• **Recorded information**
──────

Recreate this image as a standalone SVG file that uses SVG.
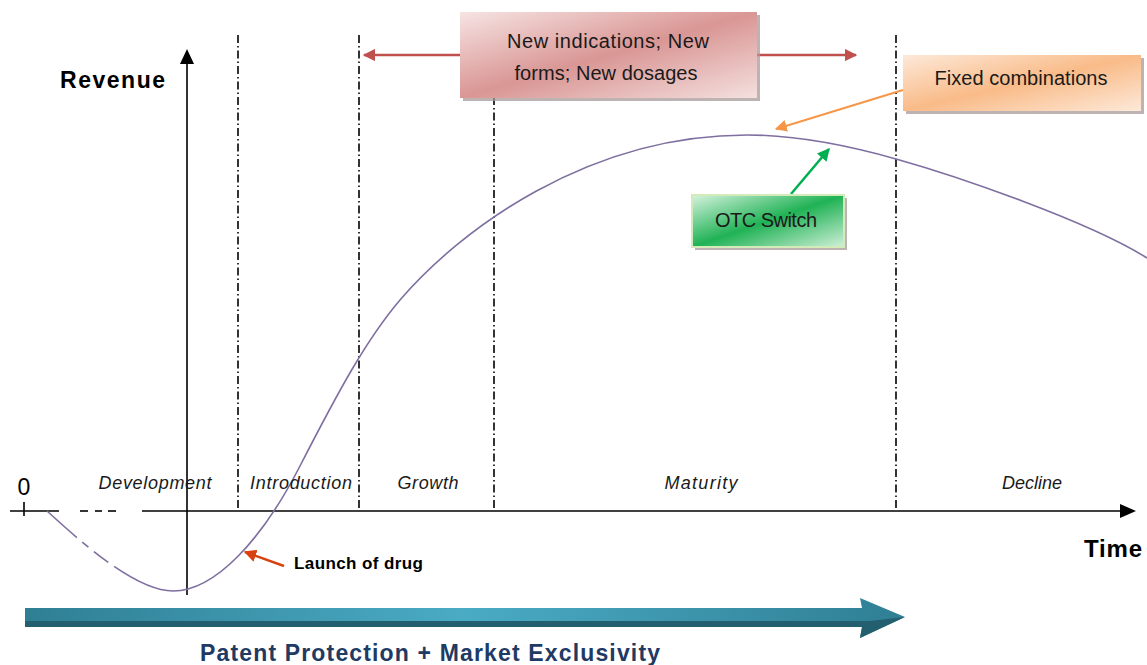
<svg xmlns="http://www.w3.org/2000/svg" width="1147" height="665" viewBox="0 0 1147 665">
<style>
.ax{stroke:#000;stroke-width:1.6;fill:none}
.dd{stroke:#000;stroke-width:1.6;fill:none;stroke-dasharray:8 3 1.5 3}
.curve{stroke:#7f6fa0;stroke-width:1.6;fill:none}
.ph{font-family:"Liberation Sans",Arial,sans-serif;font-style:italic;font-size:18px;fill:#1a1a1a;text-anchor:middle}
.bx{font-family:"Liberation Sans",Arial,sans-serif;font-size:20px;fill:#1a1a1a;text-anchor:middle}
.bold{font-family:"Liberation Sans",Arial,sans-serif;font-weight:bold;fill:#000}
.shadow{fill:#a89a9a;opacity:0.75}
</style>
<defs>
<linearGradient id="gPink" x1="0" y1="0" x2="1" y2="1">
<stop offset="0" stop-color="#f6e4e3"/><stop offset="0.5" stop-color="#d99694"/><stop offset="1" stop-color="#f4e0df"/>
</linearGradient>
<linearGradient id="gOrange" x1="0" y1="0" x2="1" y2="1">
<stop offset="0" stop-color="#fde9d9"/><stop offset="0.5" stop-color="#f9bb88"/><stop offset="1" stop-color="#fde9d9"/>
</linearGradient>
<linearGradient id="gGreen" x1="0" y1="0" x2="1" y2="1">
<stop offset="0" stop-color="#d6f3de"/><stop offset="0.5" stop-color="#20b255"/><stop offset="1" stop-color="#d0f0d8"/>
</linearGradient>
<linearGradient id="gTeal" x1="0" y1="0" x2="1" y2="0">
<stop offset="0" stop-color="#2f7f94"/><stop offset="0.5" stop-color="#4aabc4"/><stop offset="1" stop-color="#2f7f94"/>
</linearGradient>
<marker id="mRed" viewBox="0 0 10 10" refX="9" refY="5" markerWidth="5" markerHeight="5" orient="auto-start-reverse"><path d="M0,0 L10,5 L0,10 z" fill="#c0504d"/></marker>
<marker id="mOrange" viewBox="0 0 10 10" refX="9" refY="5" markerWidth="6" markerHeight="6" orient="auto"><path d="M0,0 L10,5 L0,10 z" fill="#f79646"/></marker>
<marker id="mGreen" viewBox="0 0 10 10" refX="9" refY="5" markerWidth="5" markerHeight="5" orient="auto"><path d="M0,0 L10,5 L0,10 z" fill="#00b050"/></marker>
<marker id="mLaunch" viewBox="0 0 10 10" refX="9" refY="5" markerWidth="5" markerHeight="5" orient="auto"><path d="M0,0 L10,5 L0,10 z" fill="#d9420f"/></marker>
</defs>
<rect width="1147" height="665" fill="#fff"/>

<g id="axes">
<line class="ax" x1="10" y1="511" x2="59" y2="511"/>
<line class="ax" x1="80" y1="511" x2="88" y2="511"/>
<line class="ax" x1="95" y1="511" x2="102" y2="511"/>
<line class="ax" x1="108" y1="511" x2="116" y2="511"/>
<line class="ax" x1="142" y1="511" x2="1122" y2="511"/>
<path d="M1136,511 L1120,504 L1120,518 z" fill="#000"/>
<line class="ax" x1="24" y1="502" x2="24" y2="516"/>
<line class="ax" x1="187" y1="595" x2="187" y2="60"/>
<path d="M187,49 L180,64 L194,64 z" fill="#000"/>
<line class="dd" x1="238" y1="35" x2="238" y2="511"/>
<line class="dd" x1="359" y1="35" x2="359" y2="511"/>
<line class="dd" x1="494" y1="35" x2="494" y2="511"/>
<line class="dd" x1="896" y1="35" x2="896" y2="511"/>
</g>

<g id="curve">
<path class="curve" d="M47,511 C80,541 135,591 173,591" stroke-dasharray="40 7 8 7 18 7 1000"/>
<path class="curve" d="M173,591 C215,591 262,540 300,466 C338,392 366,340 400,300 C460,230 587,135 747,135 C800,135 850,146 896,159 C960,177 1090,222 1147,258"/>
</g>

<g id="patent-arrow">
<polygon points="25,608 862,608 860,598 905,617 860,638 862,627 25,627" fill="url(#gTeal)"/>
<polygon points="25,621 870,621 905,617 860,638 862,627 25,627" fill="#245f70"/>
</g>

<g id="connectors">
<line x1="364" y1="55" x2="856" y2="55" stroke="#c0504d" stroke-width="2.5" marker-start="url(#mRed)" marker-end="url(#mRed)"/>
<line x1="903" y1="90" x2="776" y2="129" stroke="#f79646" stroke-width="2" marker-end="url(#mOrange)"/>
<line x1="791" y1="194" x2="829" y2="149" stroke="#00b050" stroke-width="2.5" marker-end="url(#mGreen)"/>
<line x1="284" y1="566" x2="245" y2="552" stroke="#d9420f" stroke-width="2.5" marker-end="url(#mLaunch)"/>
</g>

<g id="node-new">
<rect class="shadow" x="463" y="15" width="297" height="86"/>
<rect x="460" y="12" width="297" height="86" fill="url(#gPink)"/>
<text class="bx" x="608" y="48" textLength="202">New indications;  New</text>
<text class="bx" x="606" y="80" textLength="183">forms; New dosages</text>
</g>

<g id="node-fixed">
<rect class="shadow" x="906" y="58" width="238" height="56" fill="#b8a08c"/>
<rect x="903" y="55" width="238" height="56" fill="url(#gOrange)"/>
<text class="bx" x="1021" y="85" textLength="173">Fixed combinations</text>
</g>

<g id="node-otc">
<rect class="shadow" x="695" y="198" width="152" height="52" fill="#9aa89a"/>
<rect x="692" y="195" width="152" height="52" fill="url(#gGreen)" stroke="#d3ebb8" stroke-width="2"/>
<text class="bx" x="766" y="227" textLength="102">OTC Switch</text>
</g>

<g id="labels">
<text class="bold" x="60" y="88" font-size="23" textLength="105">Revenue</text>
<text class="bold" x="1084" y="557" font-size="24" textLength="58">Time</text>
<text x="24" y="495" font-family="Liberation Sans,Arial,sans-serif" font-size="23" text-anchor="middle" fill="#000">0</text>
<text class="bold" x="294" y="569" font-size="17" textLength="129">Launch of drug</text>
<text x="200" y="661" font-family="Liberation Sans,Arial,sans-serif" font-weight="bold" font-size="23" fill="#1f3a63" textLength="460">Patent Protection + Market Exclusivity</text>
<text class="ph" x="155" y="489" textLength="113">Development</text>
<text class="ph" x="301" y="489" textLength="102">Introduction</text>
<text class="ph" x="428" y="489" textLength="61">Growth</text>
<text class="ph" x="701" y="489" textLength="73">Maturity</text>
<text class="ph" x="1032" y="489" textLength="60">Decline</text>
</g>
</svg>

──────

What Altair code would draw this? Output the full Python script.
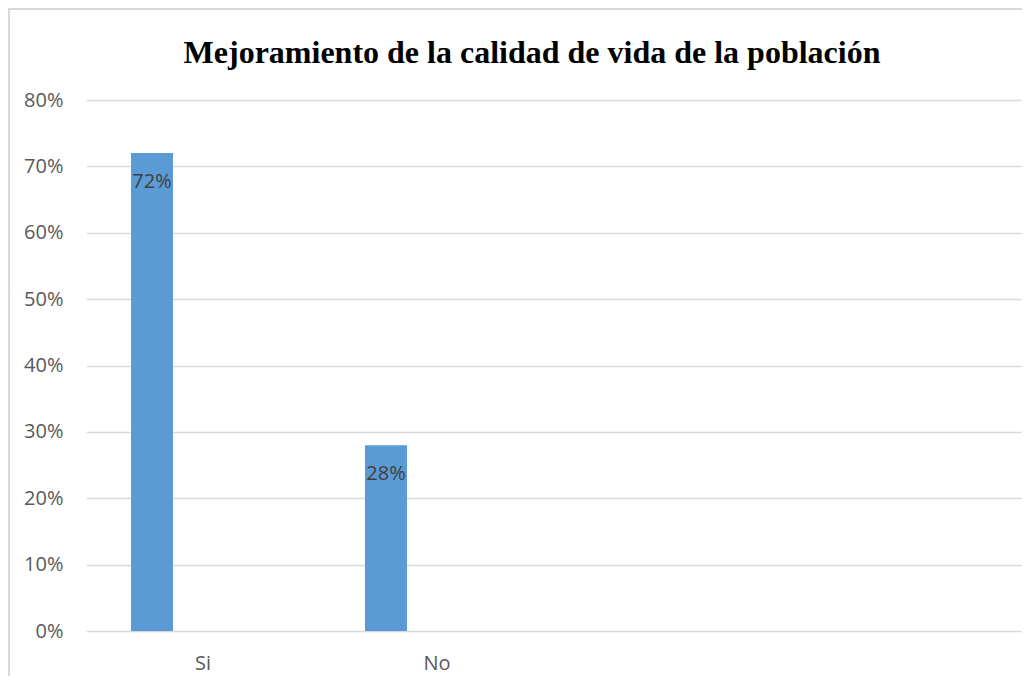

──────

• **Task directions**
From the listing above, copy every line that holds the string "this".

• **Solution**
Recreate this image as a standalone SVG file that uses SVG.
What Altair code would draw this? Output the full Python script.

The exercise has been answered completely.